Tourists – and tourist dollars – are more than welcome, and as long as you show kindness and respect, and familiarize yourself with the culture, rest assured they will extend their Balkan friendliness to you.
Croatia’s excellent infrastructure is one of the main reasons why it has become a massively popular destination for solo travelers.
You can be anywhere in the country – the Istrian Peninsula, close to Italy, or the remote Southern tip of Neretva, approaching the border with Montenegro – but you will have at least one bus in availability to get you where you need to be, as well as multiple ferry and rail connections.
Companies like Flixbus operate across the entire national territory, transporting customers from the Zagrebi metropolis to the ancient ports of Split and Dubrovnik all year round.
Trains are a bit trickier to navigate, as they run less frequently and are mostly restricted to Central and South-Central Croatia, but they are a great option for traveling at a slower pace, taking in the scenery in anticipation of the next stop.

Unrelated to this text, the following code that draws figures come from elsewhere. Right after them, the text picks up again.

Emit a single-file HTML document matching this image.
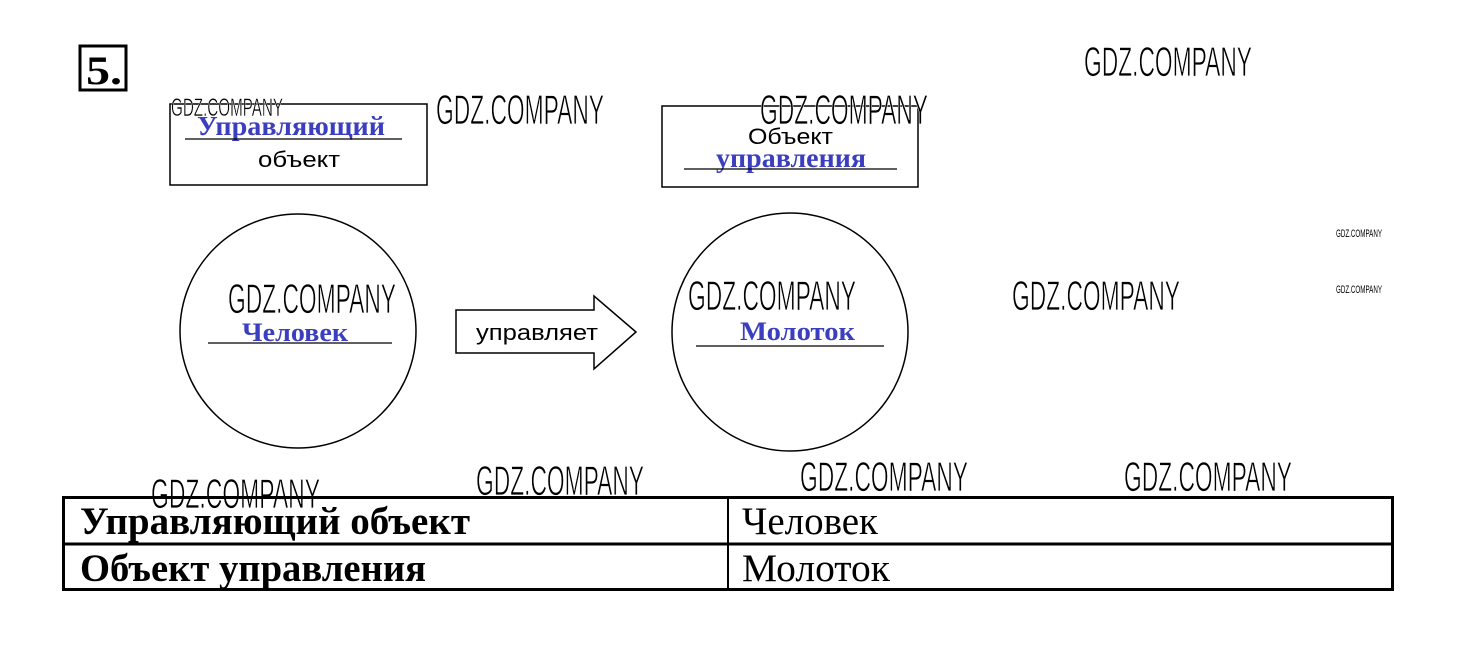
<!DOCTYPE html>
<html><head><meta charset="utf-8"><style>html,body{margin:0;padding:0;background:#fff}svg{display:block}</style></head>
<body>
<svg width="1460" height="656" viewBox="0 0 1460 656" xmlns="http://www.w3.org/2000/svg">
<rect width="1460" height="656" fill="#fff"/>
<!-- 5. -->
<rect x="80" y="46" width="46" height="44" fill="none" stroke="#000" stroke-width="3"/>
<text x="86" y="84" font-family="Liberation Serif, serif" font-weight="bold" font-size="40" textLength="36" lengthAdjust="spacingAndGlyphs">5.</text>
<!-- Box1 -->
<rect x="170" y="104" width="257" height="81" fill="none" stroke="#000" stroke-width="1.5"/>
<text x="197" y="135" font-family="Liberation Serif, serif" font-weight="bold" font-size="27" fill="#3b3fbf" textLength="188" lengthAdjust="spacingAndGlyphs">Управляющий</text>
<line x1="185" y1="139" x2="402" y2="139" stroke="#000" stroke-width="1.2"/>
<text x="258" y="167" font-family="Liberation Sans, sans-serif" font-size="22" textLength="82" lengthAdjust="spacingAndGlyphs">объект</text>
<!-- Box2 -->
<rect x="662" y="106" width="256" height="81" fill="none" stroke="#000" stroke-width="1.5"/>
<text x="748" y="144" font-family="Liberation Sans, sans-serif" font-size="22" textLength="85" lengthAdjust="spacingAndGlyphs">Объект</text>
<text x="716" y="167" font-family="Liberation Serif, serif" font-weight="bold" font-size="27" fill="#3b3fbf" textLength="150" lengthAdjust="spacingAndGlyphs">управления</text>
<line x1="684" y1="169" x2="897" y2="169" stroke="#000" stroke-width="1.2"/>
<!-- Circles -->
<ellipse cx="298" cy="331" rx="118" ry="117" fill="none" stroke="#000" stroke-width="1.5"/>
<text x="242" y="341" font-family="Liberation Serif, serif" font-weight="bold" font-size="26" fill="#3b3fbf" textLength="106" lengthAdjust="spacingAndGlyphs">Человек</text>
<line x1="208" y1="343" x2="392" y2="343" stroke="#000" stroke-width="1.2"/>
<ellipse cx="790" cy="332" rx="118" ry="119" fill="none" stroke="#000" stroke-width="1.5"/>
<text x="740" y="340" font-family="Liberation Serif, serif" font-weight="bold" font-size="26" fill="#3b3fbf" textLength="115" lengthAdjust="spacingAndGlyphs">Молоток</text>
<line x1="696" y1="346" x2="884" y2="346" stroke="#000" stroke-width="1.2"/>
<!-- Arrow -->
<path d="M456 310 H594 V296 L636 332 L594 369 V353 H456 Z" fill="#fff" stroke="#000" stroke-width="1.5"/>
<text x="476" y="340" font-family="Liberation Sans, sans-serif" font-size="22" textLength="122" lengthAdjust="spacingAndGlyphs">управляет</text>
<!-- Watermarks -->
<g font-family="Liberation Sans, sans-serif" fill="#000" stroke="#fff" stroke-width="0.8">
<text x="1084" y="76" font-size="42" textLength="168" lengthAdjust="spacingAndGlyphs">GDZ.COMPANY</text>
<text x="436" y="124" font-size="42" textLength="168" lengthAdjust="spacingAndGlyphs">GDZ.COMPANY</text>
<text x="760" y="124" font-size="42" textLength="168" lengthAdjust="spacingAndGlyphs">GDZ.COMPANY</text>
<text x="171" y="116" font-size="25" textLength="112" lengthAdjust="spacingAndGlyphs" stroke-width="0.5">GDZ.COMPANY</text>
<text x="228" y="313" font-size="42" textLength="168" lengthAdjust="spacingAndGlyphs">GDZ.COMPANY</text>
<text x="688" y="310" font-size="42" textLength="168" lengthAdjust="spacingAndGlyphs">GDZ.COMPANY</text>
<text x="1012" y="310" font-size="42" textLength="168" lengthAdjust="spacingAndGlyphs">GDZ.COMPANY</text>
<text x="151" y="508" font-size="42" textLength="169" lengthAdjust="spacingAndGlyphs">GDZ.COMPANY</text>
<text x="476" y="495" font-size="42" textLength="168" lengthAdjust="spacingAndGlyphs">GDZ.COMPANY</text>
<text x="800" y="491" font-size="42" textLength="168" lengthAdjust="spacingAndGlyphs">GDZ.COMPANY</text>
<text x="1124" y="491" font-size="42" textLength="168" lengthAdjust="spacingAndGlyphs">GDZ.COMPANY</text>
<text x="1336" y="237" font-size="11" textLength="46" lengthAdjust="spacingAndGlyphs" stroke="none">GDZ.COMPANY</text>
<text x="1336" y="293" font-size="11" textLength="46" lengthAdjust="spacingAndGlyphs" stroke="none">GDZ.COMPANY</text>
</g>
<!-- Table -->
<rect x="63.5" y="497.5" width="1329" height="92" fill="none" stroke="#000" stroke-width="3"/>
<line x1="63" y1="544" x2="1393" y2="544" stroke="#000" stroke-width="3"/>
<line x1="728" y1="497" x2="728" y2="590" stroke="#000" stroke-width="2"/>
<g font-family="Liberation Serif, serif" font-size="39">
<text x="80" y="534" font-weight="bold" textLength="390" lengthAdjust="spacingAndGlyphs">Управляющий объект</text>
<text x="80" y="581" font-weight="bold" textLength="346" lengthAdjust="spacingAndGlyphs">Объект управления</text>
<text x="742" y="534" textLength="136" lengthAdjust="spacingAndGlyphs">Человек</text>
<text x="742" y="581" textLength="148" lengthAdjust="spacingAndGlyphs">Молоток</text>
</g>
</svg>
</body></html>
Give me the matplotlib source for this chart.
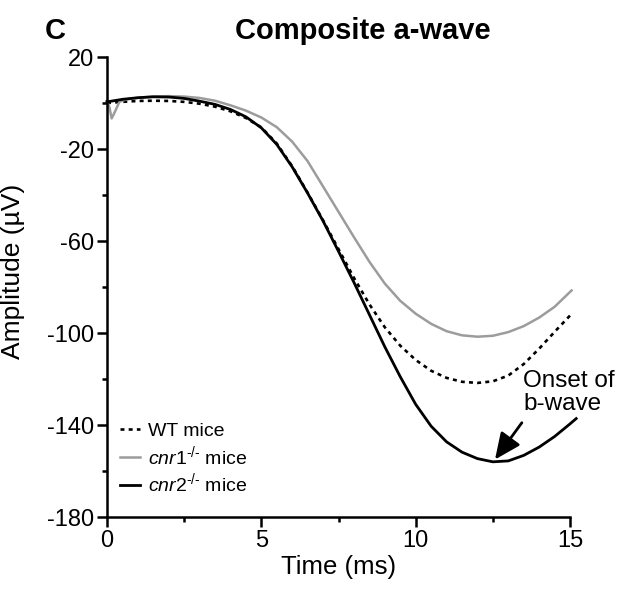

Of course, if you’re short on time, you can always fly. Nearly all Croatian resort towns on the coast have a small domestic or international airport that serves them, linking them to other tiny aerodromes and major international hubs like Zagreb, Split, Zadar, and Dubrovnik.
A Set-Jetting Destination For TV Fans
Lastly, Croatia has risen to prominence in the past decade due to its association with the greatest television event of the 21st century, Game of Thrones.
The city of Dubrovnik, where a good portion of the external King’s Landing scenes were shot, is a natural film set featuring winding cobbled streets flanked by centuries-old stone houses, huge ramparts and fortifications, drawbridges, and hilltop forts.
If you’re a History buff or simply a Game of Thrones fan, you will find yourself stopping for pictures and re-enactments of some of the show’s most iconic moments at every turn.
Cities like Split and Sibenik are also popular among visitors keen on experiencing that Old World charm and slow Mediterranean living, though true, hardcore film fans might want to extend their time in Zadar instead, Hitchcock’s own favorite coastal spot.
According to the legendary filmmaker, ‘Zadar has the most beautiful sunset in the world,’ and having sat by the Sea Organ as the Adriatic caressed my feet, on a balmy late summer evening, with the seas reflecting the blood-orange sunset, I feel compelled to agree.